--- BEGIN ---

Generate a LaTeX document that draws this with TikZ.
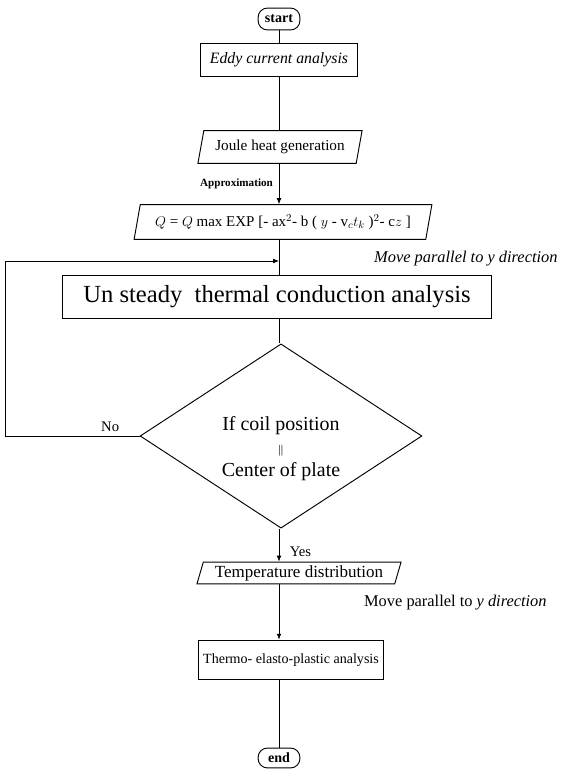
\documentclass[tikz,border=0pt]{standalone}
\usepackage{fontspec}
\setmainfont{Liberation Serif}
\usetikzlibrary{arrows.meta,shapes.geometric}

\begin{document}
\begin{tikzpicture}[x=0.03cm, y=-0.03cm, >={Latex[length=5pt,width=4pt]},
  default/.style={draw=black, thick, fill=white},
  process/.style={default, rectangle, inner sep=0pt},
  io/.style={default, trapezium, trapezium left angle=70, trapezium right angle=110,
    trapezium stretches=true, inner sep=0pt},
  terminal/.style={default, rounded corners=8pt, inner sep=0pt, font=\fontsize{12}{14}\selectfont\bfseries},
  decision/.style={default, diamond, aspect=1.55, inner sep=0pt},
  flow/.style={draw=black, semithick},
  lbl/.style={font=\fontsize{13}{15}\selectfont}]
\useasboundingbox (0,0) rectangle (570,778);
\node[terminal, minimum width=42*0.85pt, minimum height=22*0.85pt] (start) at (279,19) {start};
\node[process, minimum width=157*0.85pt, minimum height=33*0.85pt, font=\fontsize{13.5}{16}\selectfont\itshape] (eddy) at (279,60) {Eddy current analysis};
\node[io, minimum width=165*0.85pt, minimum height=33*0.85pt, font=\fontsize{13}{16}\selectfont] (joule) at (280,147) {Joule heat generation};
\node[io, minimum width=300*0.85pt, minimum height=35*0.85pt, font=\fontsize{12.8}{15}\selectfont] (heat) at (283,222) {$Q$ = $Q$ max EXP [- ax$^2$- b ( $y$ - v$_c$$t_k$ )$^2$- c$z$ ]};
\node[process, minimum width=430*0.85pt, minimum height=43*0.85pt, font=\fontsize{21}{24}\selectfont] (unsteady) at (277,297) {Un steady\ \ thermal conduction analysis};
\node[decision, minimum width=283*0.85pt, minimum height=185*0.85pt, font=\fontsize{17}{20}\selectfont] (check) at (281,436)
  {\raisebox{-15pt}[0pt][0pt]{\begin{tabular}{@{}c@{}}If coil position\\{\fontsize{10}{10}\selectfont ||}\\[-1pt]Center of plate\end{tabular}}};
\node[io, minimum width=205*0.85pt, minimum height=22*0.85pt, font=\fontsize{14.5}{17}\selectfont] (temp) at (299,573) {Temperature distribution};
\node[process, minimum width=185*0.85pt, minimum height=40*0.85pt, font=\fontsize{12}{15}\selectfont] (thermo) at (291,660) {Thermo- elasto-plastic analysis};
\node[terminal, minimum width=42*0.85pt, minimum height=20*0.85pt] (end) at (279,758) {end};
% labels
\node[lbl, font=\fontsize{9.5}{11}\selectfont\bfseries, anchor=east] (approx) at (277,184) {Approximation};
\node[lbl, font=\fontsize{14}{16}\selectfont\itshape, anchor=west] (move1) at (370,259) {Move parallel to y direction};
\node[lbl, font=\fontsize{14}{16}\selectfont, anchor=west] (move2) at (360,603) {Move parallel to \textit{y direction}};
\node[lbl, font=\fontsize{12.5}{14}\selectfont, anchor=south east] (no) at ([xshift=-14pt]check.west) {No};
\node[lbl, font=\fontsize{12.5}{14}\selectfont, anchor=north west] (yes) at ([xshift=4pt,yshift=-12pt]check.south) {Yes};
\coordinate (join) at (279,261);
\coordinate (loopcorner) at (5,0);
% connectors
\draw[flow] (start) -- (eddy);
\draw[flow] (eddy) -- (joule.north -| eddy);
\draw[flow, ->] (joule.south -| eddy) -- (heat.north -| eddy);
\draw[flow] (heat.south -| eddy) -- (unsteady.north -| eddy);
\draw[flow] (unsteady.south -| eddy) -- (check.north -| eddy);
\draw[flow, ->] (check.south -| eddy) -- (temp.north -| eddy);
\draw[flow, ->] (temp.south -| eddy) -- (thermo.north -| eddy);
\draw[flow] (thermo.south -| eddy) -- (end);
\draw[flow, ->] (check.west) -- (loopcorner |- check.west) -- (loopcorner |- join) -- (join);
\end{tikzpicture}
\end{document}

--- END ---

## Problem statement
Reproduce the data above in full, exactly as it is, with the pictures left out.

## Answer to this problem
Generate a LaTeX document that draws this with TikZ.
\documentclass[tikz,border=0pt]{standalone}
\usepackage{fontspec}
\setmainfont{Liberation Serif}
\usetikzlibrary{arrows.meta,shapes.geometric}

\begin{document}
\begin{tikzpicture}[x=0.03cm, y=-0.03cm, >={Latex[length=5pt,width=4pt]},
  default/.style={draw=black, thick, fill=white},
  process/.style={default, rectangle, inner sep=0pt},
  io/.style={default, trapezium, trapezium left angle=70, trapezium right angle=110,
    trapezium stretches=true, inner sep=0pt},
  terminal/.style={default, rounded corners=8pt, inner sep=0pt, font=\fontsize{12}{14}\selectfont\bfseries},
  decision/.style={default, diamond, aspect=1.55, inner sep=0pt},
  flow/.style={draw=black, semithick},
  lbl/.style={font=\fontsize{13}{15}\selectfont}]
\useasboundingbox (0,0) rectangle (570,778);
\node[terminal, minimum width=42*0.85pt, minimum height=22*0.85pt] (start) at (279,19) {start};
\node[process, minimum width=157*0.85pt, minimum height=33*0.85pt, font=\fontsize{13.5}{16}\selectfont\itshape] (eddy) at (279,60) {Eddy current analysis};
\node[io, minimum width=165*0.85pt, minimum height=33*0.85pt, font=\fontsize{13}{16}\selectfont] (joule) at (280,147) {Joule heat generation};
\node[io, minimum width=300*0.85pt, minimum height=35*0.85pt, font=\fontsize{12.8}{15}\selectfont] (heat) at (283,222) {$Q$ = $Q$ max EXP [- ax$^2$- b ( $y$ - v$_c$$t_k$ )$^2$- c$z$ ]};
\node[process, minimum width=430*0.85pt, minimum height=43*0.85pt, font=\fontsize{21}{24}\selectfont] (unsteady) at (277,297) {Un steady\ \ thermal conduction analysis};
\node[decision, minimum width=283*0.85pt, minimum height=185*0.85pt, font=\fontsize{17}{20}\selectfont] (check) at (281,436)
  {\raisebox{-15pt}[0pt][0pt]{\begin{tabular}{@{}c@{}}If coil position\\{\fontsize{10}{10}\selectfont ||}\\[-1pt]Center of plate\end{tabular}}};
\node[io, minimum width=205*0.85pt, minimum height=22*0.85pt, font=\fontsize{14.5}{17}\selectfont] (temp) at (299,573) {Temperature distribution};
\node[process, minimum width=185*0.85pt, minimum height=40*0.85pt, font=\fontsize{12}{15}\selectfont] (thermo) at (291,660) {Thermo- elasto-plastic analysis};
\node[terminal, minimum width=42*0.85pt, minimum height=20*0.85pt] (end) at (279,758) {end};
% labels
\node[lbl, font=\fontsize{9.5}{11}\selectfont\bfseries, anchor=east] (approx) at (277,184) {Approximation};
\node[lbl, font=\fontsize{14}{16}\selectfont\itshape, anchor=west] (move1) at (370,259) {Move parallel to y direction};
\node[lbl, font=\fontsize{14}{16}\selectfont, anchor=west] (move2) at (360,603) {Move parallel to \textit{y direction}};
\node[lbl, font=\fontsize{12.5}{14}\selectfont, anchor=south east] (no) at ([xshift=-14pt]check.west) {No};
\node[lbl, font=\fontsize{12.5}{14}\selectfont, anchor=north west] (yes) at ([xshift=4pt,yshift=-12pt]check.south) {Yes};
\coordinate (join) at (279,261);
\coordinate (loopcorner) at (5,0);
% connectors
\draw[flow] (start) -- (eddy);
\draw[flow] (eddy) -- (joule.north -| eddy);
\draw[flow, ->] (joule.south -| eddy) -- (heat.north -| eddy);
\draw[flow] (heat.south -| eddy) -- (unsteady.north -| eddy);
\draw[flow] (unsteady.south -| eddy) -- (check.north -| eddy);
\draw[flow, ->] (check.south -| eddy) -- (temp.north -| eddy);
\draw[flow, ->] (temp.south -| eddy) -- (thermo.north -| eddy);
\draw[flow] (thermo.south -| eddy) -- (end);
\draw[flow, ->] (check.west) -- (loopcorner |- check.west) -- (loopcorner |- join) -- (join);
\end{tikzpicture}
\end{document}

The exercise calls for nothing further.